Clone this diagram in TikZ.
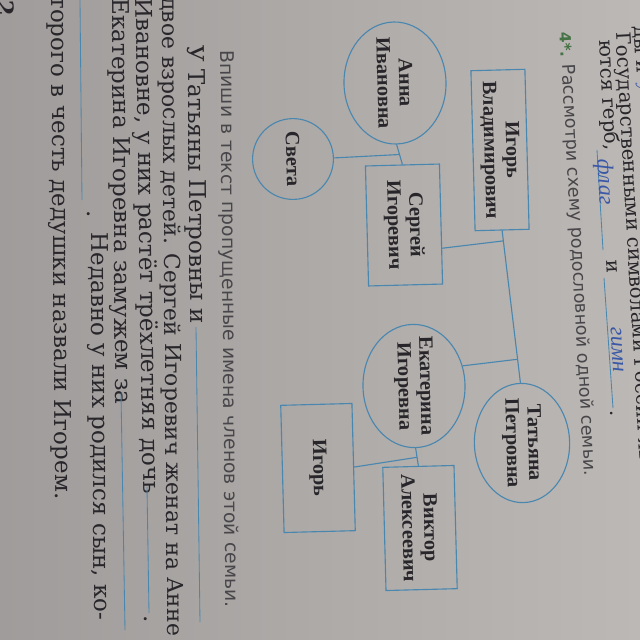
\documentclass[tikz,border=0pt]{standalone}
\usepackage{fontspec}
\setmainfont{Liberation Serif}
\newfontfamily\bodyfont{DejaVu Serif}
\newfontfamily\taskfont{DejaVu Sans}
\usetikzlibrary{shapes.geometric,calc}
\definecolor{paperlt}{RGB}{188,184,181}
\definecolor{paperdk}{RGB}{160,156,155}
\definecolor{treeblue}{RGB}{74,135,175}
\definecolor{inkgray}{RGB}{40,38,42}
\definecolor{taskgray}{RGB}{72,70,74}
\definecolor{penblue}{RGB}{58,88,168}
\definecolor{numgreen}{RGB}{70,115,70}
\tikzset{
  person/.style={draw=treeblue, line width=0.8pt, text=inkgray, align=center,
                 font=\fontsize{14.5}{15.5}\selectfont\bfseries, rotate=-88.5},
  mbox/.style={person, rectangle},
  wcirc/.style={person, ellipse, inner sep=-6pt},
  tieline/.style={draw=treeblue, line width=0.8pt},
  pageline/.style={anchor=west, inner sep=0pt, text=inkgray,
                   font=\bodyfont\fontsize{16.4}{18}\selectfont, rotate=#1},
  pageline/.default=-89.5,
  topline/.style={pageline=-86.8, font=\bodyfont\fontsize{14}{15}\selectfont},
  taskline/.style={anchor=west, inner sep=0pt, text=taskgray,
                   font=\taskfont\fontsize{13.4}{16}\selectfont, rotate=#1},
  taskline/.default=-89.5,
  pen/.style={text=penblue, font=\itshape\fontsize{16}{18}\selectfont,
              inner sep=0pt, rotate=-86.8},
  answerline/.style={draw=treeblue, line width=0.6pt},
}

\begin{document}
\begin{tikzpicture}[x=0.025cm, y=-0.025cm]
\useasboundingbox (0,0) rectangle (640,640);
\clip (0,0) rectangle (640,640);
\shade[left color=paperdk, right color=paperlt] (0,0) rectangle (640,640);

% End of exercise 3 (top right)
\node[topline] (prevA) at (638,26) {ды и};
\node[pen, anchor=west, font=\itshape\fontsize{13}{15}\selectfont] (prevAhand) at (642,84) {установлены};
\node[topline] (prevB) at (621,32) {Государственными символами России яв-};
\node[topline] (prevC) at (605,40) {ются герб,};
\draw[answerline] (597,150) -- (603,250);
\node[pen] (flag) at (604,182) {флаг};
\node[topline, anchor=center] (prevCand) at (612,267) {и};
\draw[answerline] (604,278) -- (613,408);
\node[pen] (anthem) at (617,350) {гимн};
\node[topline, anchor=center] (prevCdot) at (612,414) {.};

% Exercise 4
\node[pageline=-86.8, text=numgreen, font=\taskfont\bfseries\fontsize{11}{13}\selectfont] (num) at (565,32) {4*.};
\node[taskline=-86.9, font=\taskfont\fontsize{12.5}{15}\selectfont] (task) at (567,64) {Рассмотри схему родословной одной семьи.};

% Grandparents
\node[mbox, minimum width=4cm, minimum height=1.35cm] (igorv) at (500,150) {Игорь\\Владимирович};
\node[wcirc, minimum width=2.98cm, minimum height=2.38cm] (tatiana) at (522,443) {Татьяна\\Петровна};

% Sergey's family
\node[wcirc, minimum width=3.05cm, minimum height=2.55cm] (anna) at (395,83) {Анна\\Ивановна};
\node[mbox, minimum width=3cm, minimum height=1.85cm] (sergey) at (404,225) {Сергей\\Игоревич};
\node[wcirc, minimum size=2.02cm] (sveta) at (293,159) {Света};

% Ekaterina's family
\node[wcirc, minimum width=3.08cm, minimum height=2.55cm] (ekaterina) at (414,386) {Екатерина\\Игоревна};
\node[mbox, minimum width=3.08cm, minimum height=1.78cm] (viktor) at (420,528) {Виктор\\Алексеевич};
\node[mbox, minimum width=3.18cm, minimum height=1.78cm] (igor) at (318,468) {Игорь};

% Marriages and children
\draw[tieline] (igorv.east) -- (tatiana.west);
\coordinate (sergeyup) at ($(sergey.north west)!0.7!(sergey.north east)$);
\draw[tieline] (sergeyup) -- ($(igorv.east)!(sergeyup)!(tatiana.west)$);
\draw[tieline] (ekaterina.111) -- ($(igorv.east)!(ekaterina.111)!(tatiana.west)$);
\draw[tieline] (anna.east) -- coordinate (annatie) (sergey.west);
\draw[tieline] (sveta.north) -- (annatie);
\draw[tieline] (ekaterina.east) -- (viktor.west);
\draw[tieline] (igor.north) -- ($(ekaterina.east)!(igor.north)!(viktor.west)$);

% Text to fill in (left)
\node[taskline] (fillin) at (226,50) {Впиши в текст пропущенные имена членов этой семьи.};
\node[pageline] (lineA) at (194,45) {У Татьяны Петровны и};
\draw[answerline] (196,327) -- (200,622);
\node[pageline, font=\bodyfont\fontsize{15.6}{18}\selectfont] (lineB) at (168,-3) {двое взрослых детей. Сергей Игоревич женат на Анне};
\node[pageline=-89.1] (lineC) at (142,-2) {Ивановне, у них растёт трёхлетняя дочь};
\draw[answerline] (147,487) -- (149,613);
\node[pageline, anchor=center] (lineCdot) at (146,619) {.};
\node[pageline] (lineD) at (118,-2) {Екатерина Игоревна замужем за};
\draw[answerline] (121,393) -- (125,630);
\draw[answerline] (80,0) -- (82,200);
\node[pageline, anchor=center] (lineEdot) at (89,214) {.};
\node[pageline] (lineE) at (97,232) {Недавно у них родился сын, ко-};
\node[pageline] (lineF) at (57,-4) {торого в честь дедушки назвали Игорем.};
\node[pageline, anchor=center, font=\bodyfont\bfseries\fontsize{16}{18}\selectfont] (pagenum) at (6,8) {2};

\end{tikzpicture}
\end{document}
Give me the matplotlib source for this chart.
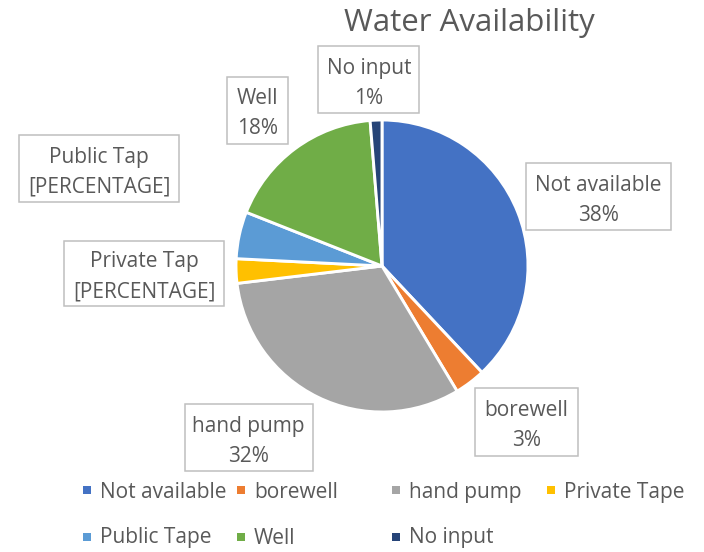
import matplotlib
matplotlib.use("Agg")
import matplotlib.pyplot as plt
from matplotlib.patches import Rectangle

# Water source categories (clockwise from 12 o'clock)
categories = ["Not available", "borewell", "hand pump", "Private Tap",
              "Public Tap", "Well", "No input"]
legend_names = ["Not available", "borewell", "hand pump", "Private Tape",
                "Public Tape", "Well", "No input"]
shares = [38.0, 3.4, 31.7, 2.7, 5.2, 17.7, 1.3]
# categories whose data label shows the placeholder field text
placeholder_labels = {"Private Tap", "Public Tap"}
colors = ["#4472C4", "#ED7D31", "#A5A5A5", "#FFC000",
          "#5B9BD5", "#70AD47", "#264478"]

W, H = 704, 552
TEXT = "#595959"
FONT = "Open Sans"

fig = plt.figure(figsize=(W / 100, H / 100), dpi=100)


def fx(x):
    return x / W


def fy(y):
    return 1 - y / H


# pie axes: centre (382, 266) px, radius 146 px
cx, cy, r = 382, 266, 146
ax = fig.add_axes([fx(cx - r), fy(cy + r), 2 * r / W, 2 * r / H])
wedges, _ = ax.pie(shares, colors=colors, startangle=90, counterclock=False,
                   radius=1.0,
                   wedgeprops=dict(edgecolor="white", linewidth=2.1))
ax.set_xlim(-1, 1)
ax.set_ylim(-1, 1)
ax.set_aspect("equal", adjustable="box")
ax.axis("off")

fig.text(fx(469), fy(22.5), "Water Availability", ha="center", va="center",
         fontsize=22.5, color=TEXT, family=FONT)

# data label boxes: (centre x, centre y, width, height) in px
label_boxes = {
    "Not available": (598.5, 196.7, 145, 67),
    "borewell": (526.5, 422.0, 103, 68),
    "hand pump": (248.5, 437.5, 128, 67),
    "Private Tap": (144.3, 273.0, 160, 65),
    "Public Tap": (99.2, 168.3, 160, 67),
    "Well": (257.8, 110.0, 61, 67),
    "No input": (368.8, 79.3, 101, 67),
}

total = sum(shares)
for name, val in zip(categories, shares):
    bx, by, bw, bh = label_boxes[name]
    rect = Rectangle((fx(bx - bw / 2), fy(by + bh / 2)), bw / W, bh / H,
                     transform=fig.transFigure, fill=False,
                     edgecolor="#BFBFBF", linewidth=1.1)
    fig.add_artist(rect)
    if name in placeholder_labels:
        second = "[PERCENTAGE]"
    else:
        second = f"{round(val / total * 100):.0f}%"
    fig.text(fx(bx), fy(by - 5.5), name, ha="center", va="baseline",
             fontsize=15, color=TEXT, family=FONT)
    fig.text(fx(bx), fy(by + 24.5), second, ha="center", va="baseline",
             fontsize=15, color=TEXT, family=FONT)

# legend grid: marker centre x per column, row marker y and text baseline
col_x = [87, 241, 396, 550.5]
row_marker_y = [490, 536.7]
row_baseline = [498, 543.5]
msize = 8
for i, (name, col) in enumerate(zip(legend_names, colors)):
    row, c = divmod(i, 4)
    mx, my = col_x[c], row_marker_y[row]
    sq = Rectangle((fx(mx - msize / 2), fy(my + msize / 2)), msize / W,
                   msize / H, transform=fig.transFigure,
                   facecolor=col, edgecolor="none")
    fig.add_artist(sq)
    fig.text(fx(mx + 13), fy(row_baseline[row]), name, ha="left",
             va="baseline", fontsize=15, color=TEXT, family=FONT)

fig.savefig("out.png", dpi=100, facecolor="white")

* **WHAT NEEDS TO BE DONE**
Except for the pictures, write out exactly the lines from the line that contains "Give me the matplotlib source for this chart." through the line that contains "from matplotlib.patches import Rectangle", including both.

* **SOLUTION FOR THIS PROBLEM**
Give me the matplotlib source for this chart.
import matplotlib
matplotlib.use("Agg")
import matplotlib.pyplot as plt
from matplotlib.patches import Rectangle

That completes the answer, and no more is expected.